Average U.S. hotel sale price hits record high in first quarter

UNITED STATES For the sixth consecutive quarter, year-over-year selling prices have accelerated for U.S. hotels.

According to Lodging Econometrics, 110 U.S. hotels across all chain scales reported a selling price in the first quarter, with the overall average selling price reaching a record high of US$125,946 per key. This is a 30% increase from the first quarter of 2010, when hotels traded for US$97,084 per key and a 14% increase over the 2010 year-end average of US$110,827.

Nearly half all transactions (47%) were in the top 25 markets—the highest percentage on record. About 37% were in the upscale and higher chain scales. Larger hotels—those with at least 200 guestrooms—accounted for 19% of the total and sold at a cyclical high average of US$181,680 per key.

REITs accounted for 54% of the first quarter hotel spending, followed by private equity funds, at 32%. Private equity was also the biggest group of sellers during the quarter.

Competition in the top markets for large luxury and upscale hotels, both full- and select-service, is fierce. For institutional investors, the cost of debt is at a record low. REITs in particular have comparatively low yield requirements. Coupled with their ability to pay up front for some future performance, REITs have quickly pushed cap rates to pre-recession lows.

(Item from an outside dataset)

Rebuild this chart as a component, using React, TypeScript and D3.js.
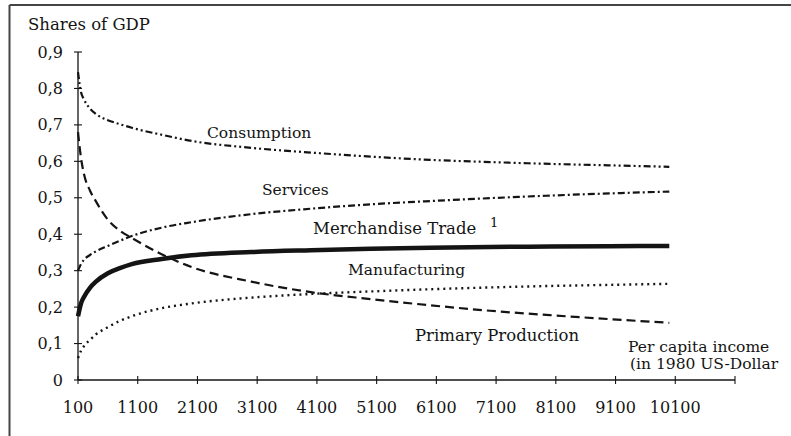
import React from "react";
import * as d3 from "d3";

const incomes = [100, 150, 200, 300, 400, 600, 800, 1000, 1500, 2000, 3000, 4000, 5000, 6000, 7000, 8000, 9000, 10000];
const consumption = [0.845, 0.79, 0.77, 0.745, 0.73, 0.713, 0.702, 0.692, 0.673, 0.656, 0.637, 0.624, 0.613, 0.604, 0.598, 0.593, 0.589, 0.585];
const services = [0.3, 0.318, 0.33, 0.343, 0.353, 0.368, 0.382, 0.395, 0.418, 0.433, 0.455, 0.47, 0.482, 0.491, 0.499, 0.506, 0.512, 0.517];
const merchandise = [0.175, 0.21, 0.228, 0.253, 0.27, 0.293, 0.307, 0.318, 0.332, 0.342, 0.351, 0.356, 0.36, 0.363, 0.365, 0.366, 0.367, 0.368];
const manufacturing = [0.06, 0.08, 0.093, 0.11, 0.125, 0.145, 0.162, 0.175, 0.197, 0.21, 0.226, 0.236, 0.243, 0.249, 0.254, 0.258, 0.261, 0.264];
const primary = [0.68, 0.61, 0.565, 0.52, 0.49, 0.44, 0.41, 0.39, 0.345, 0.31, 0.27, 0.241, 0.222, 0.205, 0.19, 0.178, 0.167, 0.157];

const xTicks = [100, 1100, 2100, 3100, 4100, 5100, 6100, 7100, 8100, 9100, 10100, 11100];
const xTickLabels = ["100", "1100", "2100", "3100", "4100", "5100", "6100", "7100", "8100", "9100", "10100", ""];
const yTicks = [0, 0.1, 0.2, 0.3, 0.4, 0.5, 0.6, 0.7, 0.8, 0.9];
const yTickLabels = ["0", "0,1", "0,2", "0,3", "0,4", "0,5", "0,6", "0,7", "0,8", "0,9"];

const FONT = "'DejaVu Serif', serif";
const INK = "#141414";

export default function App() {
  const x = d3.scaleLinear().domain([100, 11100]).range([78, 735]);
  const y = d3.scaleLinear().domain([0, 0.9]).range([380, 52]);
  const line = (vals: number[]) =>
    d3
      .line<number>()
      .x((_, i) => x(incomes[i]))
      .y((v) => y(v))
      .curve(d3.curveMonotoneX)(vals) || "";

  const series = [
    { vals: consumption, dash: "7,3,2,3,2,3", w: 2.2 },
    { vals: services, dash: "7,3,2,3", w: 2.2 },
    { vals: merchandise, dash: "none", w: 4.5 },
    { vals: manufacturing, dash: "2,4", w: 2.4 },
    { vals: primary, dash: "9,5", w: 2.2 },
  ];

  return (
    <svg
      width={791}
      height={436}
      style={{ position: "absolute", left: 0, top: 0, background: "#fff" }}
    >
      <rect x={0} y={0} width={791} height={436} fill="#fff" />
      {/* frame */}
      <line x1={9.5} y1={5} x2={791} y2={5} stroke="#444" strokeWidth={2} />
      <line x1={9.5} y1={5} x2={9.5} y2={436} stroke="#444" strokeWidth={2} />

      <text x={28} y={30} fontFamily={FONT} fontSize={16.5} fill={INK}>
        Shares of GDP
      </text>

      {/* y axis */}
      <line x1={x(100)} y1={y(0.9)} x2={x(100)} y2={y(0)} stroke={INK} strokeWidth={1.3} />
      {yTicks.map((t, i) => (
        <g key={"y" + i}>
          <line x1={x(100) - 4} x2={x(100) + 4} y1={y(t)} y2={y(t)} stroke={INK} strokeWidth={1.1} />
          <text
            x={63}
            y={y(t) + 5.5}
            textAnchor="end"
            fontFamily={FONT}
            fontSize={16}
            fill={INK}
          >
            {yTickLabels[i]}
          </text>
        </g>
      ))}

      {/* x axis */}
      <line x1={x(100)} y1={y(0)} x2={x(11100)} y2={y(0)} stroke={INK} strokeWidth={1.3} />
      {xTicks.map((t, i) => (
        <g key={"x" + i}>
          <line x1={x(t)} x2={x(t)} y1={y(0) - 4} y2={y(0) + 4} stroke={INK} strokeWidth={1.1} />
          <text
            x={x(t)}
            y={413}
            textAnchor="middle"
            fontFamily={FONT}
            fontSize={16}
            fill={INK}
          >
            {xTickLabels[i]}
          </text>
        </g>
      ))}

      {series.map((s, i) => (
        <path
          key={"s" + i}
          d={line(s.vals)}
          fill="none"
          stroke={INK}
          strokeWidth={s.w}
          strokeDasharray={s.dash}
          strokeLinecap="butt"
        />
      ))}

      <g fontFamily={FONT} fontSize={15.5} fill={INK}>
        <text x={207} y={138}>Consumption</text>
        <text x={262} y={195}>Services</text>
        <text x={313} y={234} fontSize={16.5}>Merchandise Trade</text>
        <text x={490} y={227} fontSize={13}>1</text>
        <text x={348} y={275}>Manufacturing</text>
        <text x={415} y={341} fontSize={16.5}>Primary Production</text>
        <text x={628} y={352}>Per capita income</text>
        <text x={630} y={369}>(in 1980 US-Dollar</text>
      </g>
    </svg>
  );
}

However, overall selling prices continue to be unnaturally inflated due to an abnormally small number of sales in the lower chain scales, where operations have not yet recovered sufficiently to be a driver of valuations and where Main Street financing is still restrained.

The current lift in valuations can largely be attributed to lower cap rates derived from record low interest rates on debt and lower equity yield requirements. Nonetheless, from a buyer’s perspective, this is the time in the cycle where attractively priced hotels with little downside risk are generally available, but where most of the lodging recovery and operating upside has yet to be realized.

Paradoxically, for current ownership groups, it can also be a great time to be a seller of larger, well-located hotels in top markets, if their financial situation permits. A sale today in a rather fluid market replete with qualified buyers is often the best strategy to sidestep complex ownership issues. For some owners, it can amount to a once-in-a-cycle opportunity that cannot be missed.

There is another reason why owners of larger, well-located properties might consider selling. If they continue to hold their assets, the anticipated valuation lift, derived from improvements in operating performance, might be somewhat mitigated by higher cap rates caused by rising lending rates and equity yield requirements, as market conditions are expected to change further downstream. This could be particularly true for REITs, as shareholders will likely make demands to increase dividends in the future.